# facebook



## Anonyme (23 Avril 2011)

La touche "enter" ne me permet pas de commenter les messages sur facebook.


----------



## Luxless (23 Avril 2011)

Ouais et alors ? Tu sais c'est pas avec un message comme ça qu'on va t'aider ! Ta touche "entrer" ne te permets pas de commenter les messages sur facebook j'ai juste envie de te dire c'est bien mais je m'en tape. Si tu veux qu'on t'aide, tu commence par dire bonjour, on sera plus enclins à te filer un coup de main. Ensuite si tu veux de l'aide faudrait peut être nous donner ta config. 
Ceci dit BRAVO parce que dans l'impolitesse tu excelle ! 
Bravo !


----------



## Anonyme (23 Avril 2011)

on se calme petit !
Monsieur, je me présente, je suis une mamie qui se débrouille comme elle peut avec son mac, OK ? çà vous convient comme entrée en matière ?
Ensuite ma config. c'est quoi ? IBook G4 çà vous dit quelque chose ?
Enfin si ce site d'aide est aussi agressif, je vais me coucher. Bonsoir Luxless...


----------



## Luxless (23 Avril 2011)

Être une mamie qui ne sait pas se servir de son Mac n'excuse en rien ton impolitesse ! Je pense que l'on ne t'a jamais appris à dire bonjour ???
Oui Ibook G4 je vois lequel c'est. Tu utilise quel navigateur ? 

Ce site d'aide n'est pas agressif. Quand on a besoin d'aide il me semble qu'on peut être correct. (Quand tu rentre dans un magasin tu dis bonjour, s'il vous plait, merci et au revoir non ? Et bien icic c'est pareil !


----------



## madaniso (23 Avril 2011)

manolo.1 a dit:


> on se calme petit !
> Monsieur, je me présente, je suis une mamie qui se débrouille comme elle peut avec son mac, OK ?



Mais bien sur ! Une mamie de moins de 60 ans alors !


----------



## Luxless (23 Avril 2011)

LOL ! 
Non mais il/elle se fout de notre gueule !


----------



## Anonyme (24 Avril 2011)

manolo.1 a dit:


> on se calme petit !
> Monsieur, je me présente, je suis une mamie qui se débrouille comme elle peut avec son mac, OK ? çà vous convient comme entrée en matière ?
> Ensuite ma config. c'est quoi ? IBook G4 çà vous dit quelque chose ?
> Enfin si ce site d'aide est aussi agressif, je vais me coucher.

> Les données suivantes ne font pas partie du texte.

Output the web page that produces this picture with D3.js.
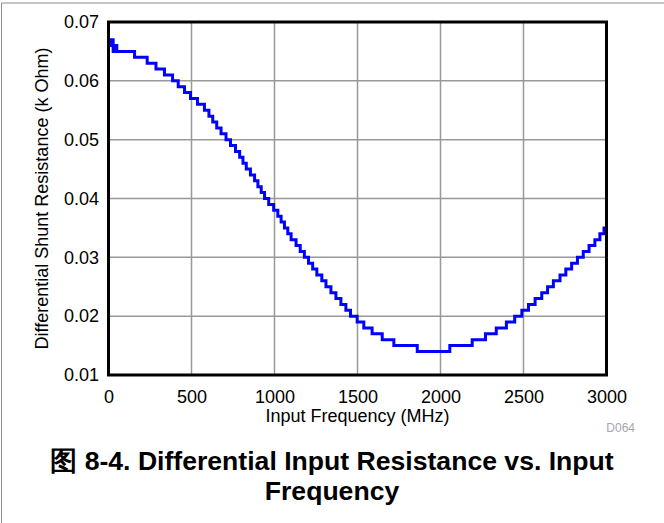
<!DOCTYPE html>
<html>
<head>
<meta charset="utf-8">
<script src="https://cdn.jsdelivr.net/npm/d3@7"></script>
<style>
  html, body { margin: 0; padding: 0; background: #fff; }
  svg { display: block; }
  text { font-family: "Liberation Sans", Arial, Helvetica, sans-serif; }
</style>
</head>
<body>
<svg id="chart" width="664" height="523"></svg>
<script>
// ---- data ----
const freqMHz = [5, 12, 28, 38, 50, 157, 233, 286, 337, 386, 420, 458, 494, 536, 578,
  605, 628, 652, 678, 708, 735, 765, 790, 810, 830, 855, 880, 900, 920, 940,
  965, 995, 1020, 1040, 1060, 1080, 1100, 1130, 1155, 1180, 1205, 1230, 1255, 1285, 1310,
  1340, 1370, 1400, 1430, 1458, 1498, 1538, 1588, 1649, 1719, 1860,
  2056, 2191, 2271, 2336, 2397, 2447, 2490, 2530, 2570, 2610, 2645, 2680, 2720, 2755,
  2790, 2825, 2860, 2895, 2930, 2960, 2985, 3000];
const resistanceKOhm = [0.066, 0.067, 0.065, 0.066, 0.065, 0.064, 0.063, 0.062, 0.061, 0.060, 0.059, 0.058, 0.057, 0.056, 0.055,
  0.054, 0.053, 0.052, 0.051, 0.050, 0.049, 0.048, 0.047, 0.046, 0.045, 0.044, 0.043, 0.042, 0.041, 0.040,
  0.039, 0.038, 0.037, 0.036, 0.035, 0.034, 0.033, 0.032, 0.031, 0.030, 0.029, 0.028, 0.027, 0.026, 0.025,
  0.024, 0.023, 0.022, 0.021, 0.020, 0.019, 0.018, 0.017, 0.016, 0.015, 0.014,
  0.015, 0.016, 0.017, 0.018, 0.019, 0.020, 0.021, 0.022, 0.023, 0.024, 0.025, 0.026, 0.027, 0.028,
  0.029, 0.030, 0.031, 0.032, 0.033, 0.034, 0.035, 0.035];
const xTicks = [0, 500, 1000, 1500, 2000, 2500, 3000];
const yTicks = [0.01, 0.02, 0.03, 0.04, 0.05, 0.06, 0.07];
const xTitle = "Input Frequency (MHz)";
const yTitle = "Differential Shunt Resistance (k Ohm)";
const figTitle1 = "图 8-4. Differential Input Resistance vs. Input";
const figTitle2 = "Frequency";
const figCode = "D064";

// ---- layout ----
const pL = 108.5, pR = 606.5, pT = 22, pB = 375;
const svg = d3.select("#chart");
svg.append("rect").attr("width", 664).attr("height", 523).attr("fill", "#fff");

// page border (top & left visible)
svg.append("line").attr("x1", 1.5).attr("x2", 664).attr("y1", 3).attr("y2", 3)
  .attr("stroke", "#8c8c8c").attr("stroke-width", 1);
svg.append("line").attr("x1", 1.5).attr("x2", 1.5).attr("y1", 3).attr("y2", 523)
  .attr("stroke", "#8c8c8c").attr("stroke-width", 1);

const x = d3.scaleLinear().domain([0, 3000]).range([pL, pR]);
const y = d3.scaleLinear().domain([0.01, 0.07]).range([pB, pT]);

// grid
const grid = svg.append("g");
grid.selectAll("line.v").data(xTicks.slice(1, -1)).join("line").attr("class", "v")
  .attr("x1", d => x(d)).attr("x2", d => x(d)).attr("y1", pT).attr("y2", pB)
  .attr("stroke", "#999").attr("stroke-width", 1.5);
grid.selectAll("line.h").data(yTicks.slice(1, -1)).join("line").attr("class", "h")
  .attr("x1", pL).attr("x2", pR).attr("y1", d => y(d)).attr("y2", d => y(d))
  .attr("stroke", "#999").attr("stroke-width", 1.5);

// axes (labels only, via d3 axes)
const xAxis = svg.append("g").attr("transform", `translate(0,${pB})`)
  .call(d3.axisBottom(x).tickValues(xTicks).tickFormat(d3.format("d")).tickSize(0).tickPadding(0));
xAxis.select(".domain").remove();
xAxis.selectAll("text").attr("font-size", 18).attr("fill", "#000")
  .attr("font-family", "Liberation Sans, Arial, sans-serif")
  .attr("dy", null).attr("y", 28.3);

const yAxis = svg.append("g").attr("transform", `translate(${pL},0)`)
  .call(d3.axisLeft(y).tickValues(yTicks).tickFormat(d3.format(".2f")).tickSize(0).tickPadding(9.5));
yAxis.select(".domain").remove();
yAxis.selectAll("text").attr("font-size", 18).attr("fill", "#000")
  .attr("font-family", "Liberation Sans, Arial, sans-serif");

// data line
const pts = freqMHz.map((f, i) => [f, resistanceKOhm[i]]);
const line = d3.line().x(d => x(d[0])).y(d => y(d[1])).curve(d3.curveStepAfter);
svg.append("path").datum(pts).attr("d", line)
  .attr("fill", "none").attr("stroke", "#0000ff").attr("stroke-width", 3)
  .attr("stroke-linejoin", "miter");

// frame
svg.append("rect").attr("x", pL).attr("y", pT)
  .attr("width", pR - pL).attr("height", pB - pT)
  .attr("fill", "none").attr("stroke", "#000").attr("stroke-width", 3);

// axis titles
svg.append("text").attr("x", (pL + pR) / 2).attr("y", 422)
  .attr("text-anchor", "middle").attr("font-size", 18).text(xTitle);
svg.append("text").attr("transform", `translate(48,${(pT + pB) / 2}) rotate(-90)`)
  .attr("text-anchor", "middle").attr("font-size", 18).text(yTitle);
svg.append("text").attr("x", 635).attr("y", 432).attr("text-anchor", "end")
  .attr("font-size", 12).attr("fill", "#a6a6a6").text(figCode);

// figure title
svg.append("text").attr("x", 332).attr("y", 470).attr("text-anchor", "middle")
  .attr("font-size", 26.6).attr("font-weight", "bold")
  .attr("font-family", "Liberation Sans, Arial, 'Noto Sans CJK SC', sans-serif")
  .text(figTitle1);
svg.append("text").attr("x", 332).attr("y", 500).attr("text-anchor", "middle")
  .attr("font-size", 26.6).attr("font-weight", "bold").text(figTitle2);
</script>
</body>
</html>
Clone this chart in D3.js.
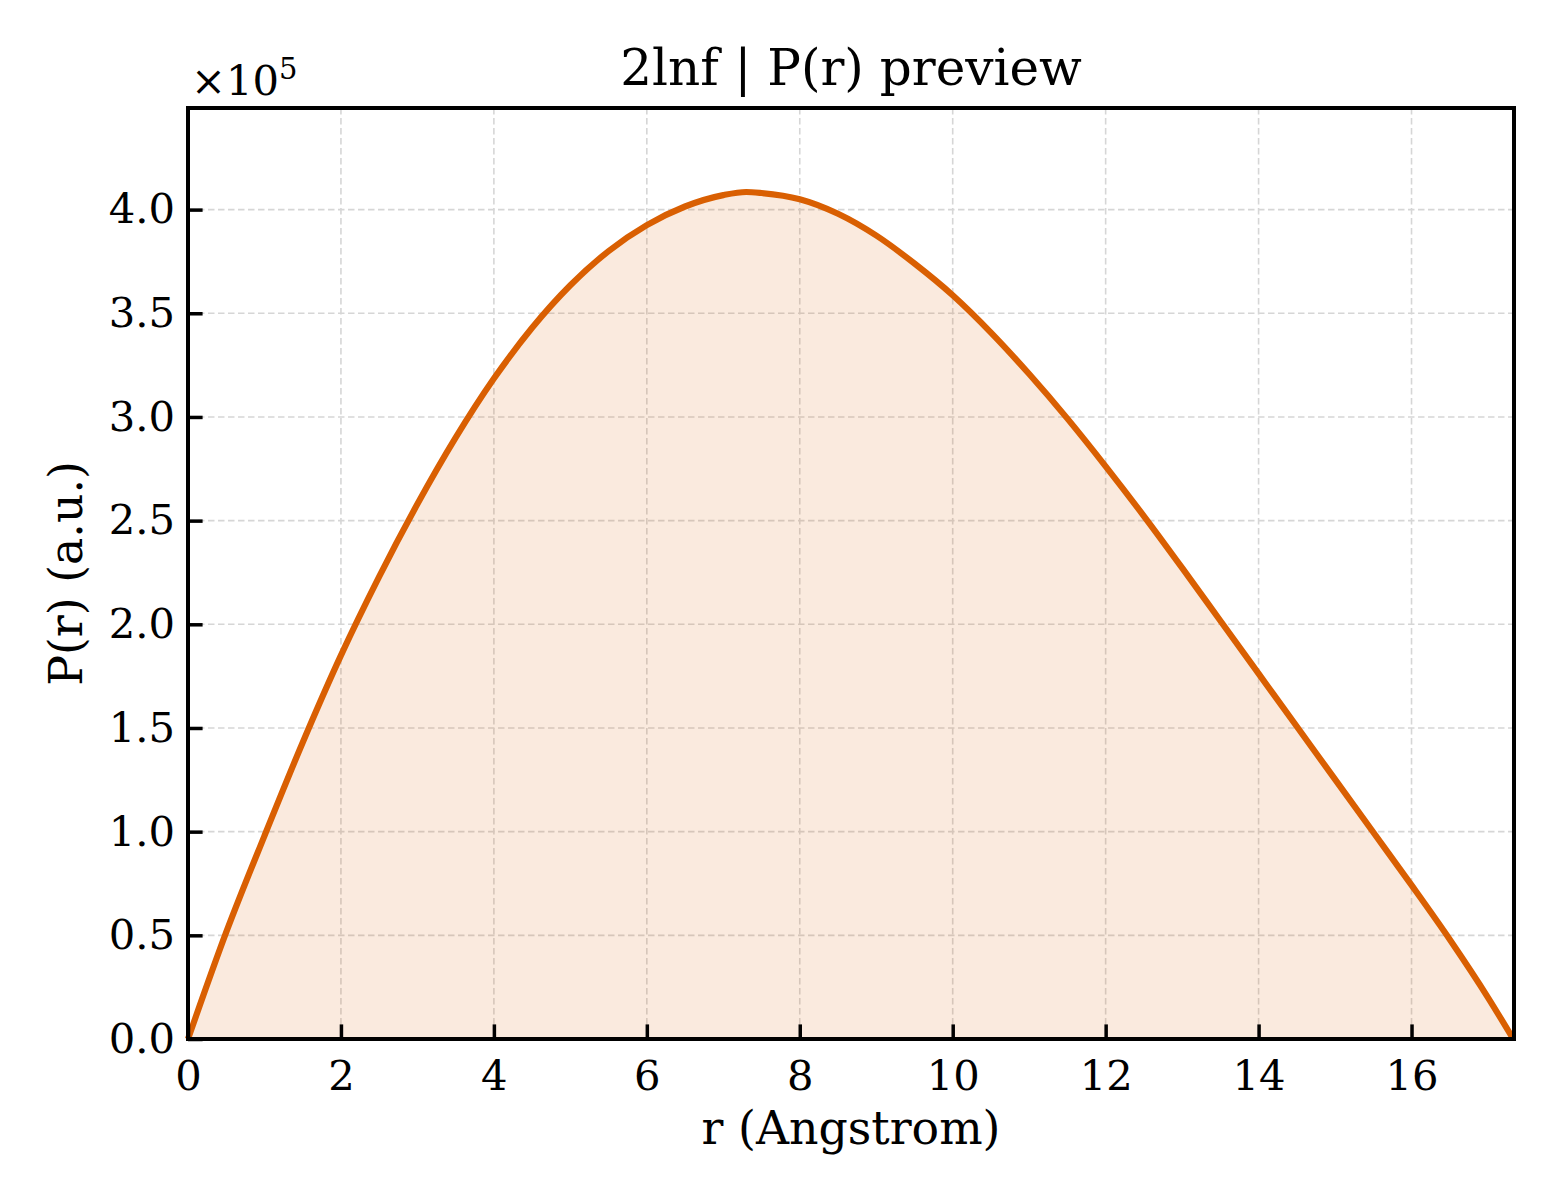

Bonsoir Luxless...



Elle se présente, elle dit être une mamie, à mon avis quand on veut obtenir quelque chose des autres ...

- on dit effectivement > bonjour
- on ne monte pas sur ses grand chevaux
- on essaye de comprendre la réaction des gens qui pourraient aider
- on visite : http://www.apple.com/fr/support/ibook/



> La touche "Enter" ne me permet pas de commenter les messages sur facebook.



Ben chez moi, avec un iMac 24 alu, je peux le faire

Un papy de 67 :love:


----------



## Luxless (24 Avril 2011)

Moi j'ai un Macbook Unibody et un iMac 27" et ça marche aussi ... Peut être un problème de màj non ?


----------



## Toximityx (24 Avril 2011)

Bonjour,

Le membre fondateur de cette discussion a fait la demande de suppression de son compte.

Bonne journée à tous.


----------